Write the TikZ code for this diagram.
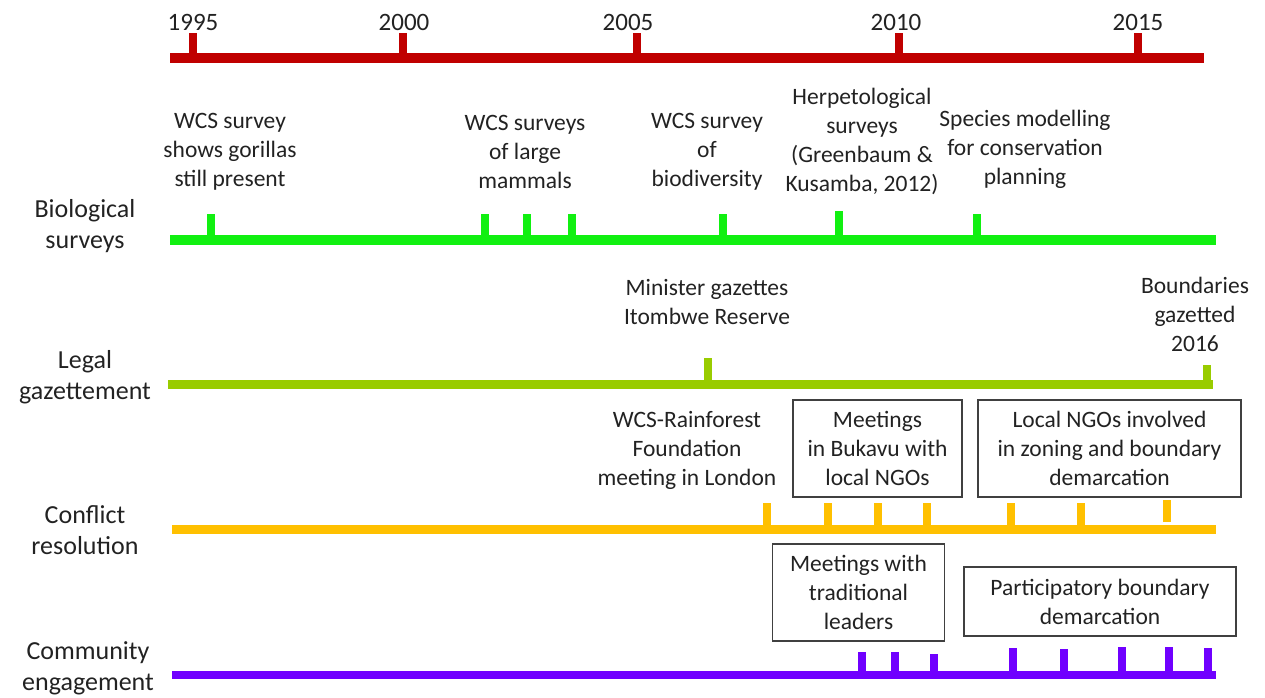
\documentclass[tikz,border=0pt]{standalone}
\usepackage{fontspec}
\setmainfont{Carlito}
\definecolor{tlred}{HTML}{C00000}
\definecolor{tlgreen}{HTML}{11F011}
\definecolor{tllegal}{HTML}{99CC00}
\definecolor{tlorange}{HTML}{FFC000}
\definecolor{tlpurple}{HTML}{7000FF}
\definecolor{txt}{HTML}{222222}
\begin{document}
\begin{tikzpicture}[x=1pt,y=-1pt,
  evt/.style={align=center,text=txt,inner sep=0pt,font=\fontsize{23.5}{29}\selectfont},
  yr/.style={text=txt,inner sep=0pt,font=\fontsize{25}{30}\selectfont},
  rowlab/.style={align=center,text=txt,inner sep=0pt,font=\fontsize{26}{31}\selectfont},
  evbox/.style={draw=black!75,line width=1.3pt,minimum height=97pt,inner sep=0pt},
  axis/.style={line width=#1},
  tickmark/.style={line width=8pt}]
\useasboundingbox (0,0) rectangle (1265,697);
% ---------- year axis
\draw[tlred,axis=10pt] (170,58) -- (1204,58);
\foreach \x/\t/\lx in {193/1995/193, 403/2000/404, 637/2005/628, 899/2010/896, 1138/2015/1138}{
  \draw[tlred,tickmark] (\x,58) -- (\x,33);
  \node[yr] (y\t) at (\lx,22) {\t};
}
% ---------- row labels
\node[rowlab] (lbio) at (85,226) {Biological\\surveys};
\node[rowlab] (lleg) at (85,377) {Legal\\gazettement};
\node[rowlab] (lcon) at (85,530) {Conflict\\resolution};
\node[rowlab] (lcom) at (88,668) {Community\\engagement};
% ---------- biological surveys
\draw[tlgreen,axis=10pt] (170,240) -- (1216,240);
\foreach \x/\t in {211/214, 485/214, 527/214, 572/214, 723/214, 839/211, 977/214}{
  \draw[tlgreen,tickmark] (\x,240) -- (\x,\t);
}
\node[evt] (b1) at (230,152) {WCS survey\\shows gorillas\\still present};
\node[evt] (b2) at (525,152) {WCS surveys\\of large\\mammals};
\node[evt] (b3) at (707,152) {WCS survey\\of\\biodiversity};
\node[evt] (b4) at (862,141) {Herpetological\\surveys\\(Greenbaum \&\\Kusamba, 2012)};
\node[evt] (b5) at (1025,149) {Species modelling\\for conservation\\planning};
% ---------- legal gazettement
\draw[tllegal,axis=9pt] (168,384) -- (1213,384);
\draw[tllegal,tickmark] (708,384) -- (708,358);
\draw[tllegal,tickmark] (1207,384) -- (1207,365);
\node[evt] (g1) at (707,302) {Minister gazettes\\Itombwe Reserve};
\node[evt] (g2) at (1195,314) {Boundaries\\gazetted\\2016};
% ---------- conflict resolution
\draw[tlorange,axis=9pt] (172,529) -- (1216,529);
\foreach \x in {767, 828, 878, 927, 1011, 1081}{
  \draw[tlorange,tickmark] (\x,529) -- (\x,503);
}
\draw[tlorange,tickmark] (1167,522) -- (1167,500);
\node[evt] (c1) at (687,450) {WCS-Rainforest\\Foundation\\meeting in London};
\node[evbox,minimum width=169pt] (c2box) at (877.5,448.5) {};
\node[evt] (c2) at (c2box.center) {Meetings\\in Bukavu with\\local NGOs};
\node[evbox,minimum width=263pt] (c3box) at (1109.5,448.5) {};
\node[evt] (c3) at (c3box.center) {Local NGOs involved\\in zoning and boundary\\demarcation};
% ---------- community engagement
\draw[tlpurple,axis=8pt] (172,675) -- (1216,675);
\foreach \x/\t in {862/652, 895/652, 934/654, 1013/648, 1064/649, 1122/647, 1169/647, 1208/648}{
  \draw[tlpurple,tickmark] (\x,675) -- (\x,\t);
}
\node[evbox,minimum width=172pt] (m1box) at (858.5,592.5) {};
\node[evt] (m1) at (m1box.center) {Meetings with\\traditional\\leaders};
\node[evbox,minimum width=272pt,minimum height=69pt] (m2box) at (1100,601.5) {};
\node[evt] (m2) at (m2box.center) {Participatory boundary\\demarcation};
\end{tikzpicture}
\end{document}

• • • • •

## Brief
Exclude the images, then output the data above word for word.

## The solution
Write the TikZ code for this diagram.
\documentclass[tikz,border=0pt]{standalone}
\usepackage{fontspec}
\setmainfont{Carlito}
\definecolor{tlred}{HTML}{C00000}
\definecolor{tlgreen}{HTML}{11F011}
\definecolor{tllegal}{HTML}{99CC00}
\definecolor{tlorange}{HTML}{FFC000}
\definecolor{tlpurple}{HTML}{7000FF}
\definecolor{txt}{HTML}{222222}
\begin{document}
\begin{tikzpicture}[x=1pt,y=-1pt,
  evt/.style={align=center,text=txt,inner sep=0pt,font=\fontsize{23.5}{29}\selectfont},
  yr/.style={text=txt,inner sep=0pt,font=\fontsize{25}{30}\selectfont},
  rowlab/.style={align=center,text=txt,inner sep=0pt,font=\fontsize{26}{31}\selectfont},
  evbox/.style={draw=black!75,line width=1.3pt,minimum height=97pt,inner sep=0pt},
  axis/.style={line width=#1},
  tickmark/.style={line width=8pt}]
\useasboundingbox (0,0) rectangle (1265,697);
% ---------- year axis
\draw[tlred,axis=10pt] (170,58) -- (1204,58);
\foreach \x/\t/\lx in {193/1995/193, 403/2000/404, 637/2005/628, 899/2010/896, 1138/2015/1138}{
  \draw[tlred,tickmark] (\x,58) -- (\x,33);
  \node[yr] (y\t) at (\lx,22) {\t};
}
% ---------- row labels
\node[rowlab] (lbio) at (85,226) {Biological\\surveys};
\node[rowlab] (lleg) at (85,377) {Legal\\gazettement};
\node[rowlab] (lcon) at (85,530) {Conflict\\resolution};
\node[rowlab] (lcom) at (88,668) {Community\\engagement};
% ---------- biological surveys
\draw[tlgreen,axis=10pt] (170,240) -- (1216,240);
\foreach \x/\t in {211/214, 485/214, 527/214, 572/214, 723/214, 839/211, 977/214}{
  \draw[tlgreen,tickmark] (\x,240) -- (\x,\t);
}
\node[evt] (b1) at (230,152) {WCS survey\\shows gorillas\\still present};
\node[evt] (b2) at (525,152) {WCS surveys\\of large\\mammals};
\node[evt] (b3) at (707,152) {WCS survey\\of\\biodiversity};
\node[evt] (b4) at (862,141) {Herpetological\\surveys\\(Greenbaum \&\\Kusamba, 2012)};
\node[evt] (b5) at (1025,149) {Species modelling\\for conservation\\planning};
% ---------- legal gazettement
\draw[tllegal,axis=9pt] (168,384) -- (1213,384);
\draw[tllegal,tickmark] (708,384) -- (708,358);
\draw[tllegal,tickmark] (1207,384) -- (1207,365);
\node[evt] (g1) at (707,302) {Minister gazettes\\Itombwe Reserve};
\node[evt] (g2) at (1195,314) {Boundaries\\gazetted\\2016};
% ---------- conflict resolution
\draw[tlorange,axis=9pt] (172,529) -- (1216,529);
\foreach \x in {767, 828, 878, 927, 1011, 1081}{
  \draw[tlorange,tickmark] (\x,529) -- (\x,503);
}
\draw[tlorange,tickmark] (1167,522) -- (1167,500);
\node[evt] (c1) at (687,450) {WCS-Rainforest\\Foundation\\meeting in London};
\node[evbox,minimum width=169pt] (c2box) at (877.5,448.5) {};
\node[evt] (c2) at (c2box.center) {Meetings\\in Bukavu with\\local NGOs};
\node[evbox,minimum width=263pt] (c3box) at (1109.5,448.5) {};
\node[evt] (c3) at (c3box.center) {Local NGOs involved\\in zoning and boundary\\demarcation};
% ---------- community engagement
\draw[tlpurple,axis=8pt] (172,675) -- (1216,675);
\foreach \x/\t in {862/652, 895/652, 934/654, 1013/648, 1064/649, 1122/647, 1169/647, 1208/648}{
  \draw[tlpurple,tickmark] (\x,675) -- (\x,\t);
}
\node[evbox,minimum width=172pt] (m1box) at (858.5,592.5) {};
\node[evt] (m1) at (m1box.center) {Meetings with\\traditional\\leaders};
\node[evbox,minimum width=272pt,minimum height=69pt] (m2box) at (1100,601.5) {};
\node[evt] (m2) at (m2box.center) {Participatory boundary\\demarcation};
\end{tikzpicture}
\end{document}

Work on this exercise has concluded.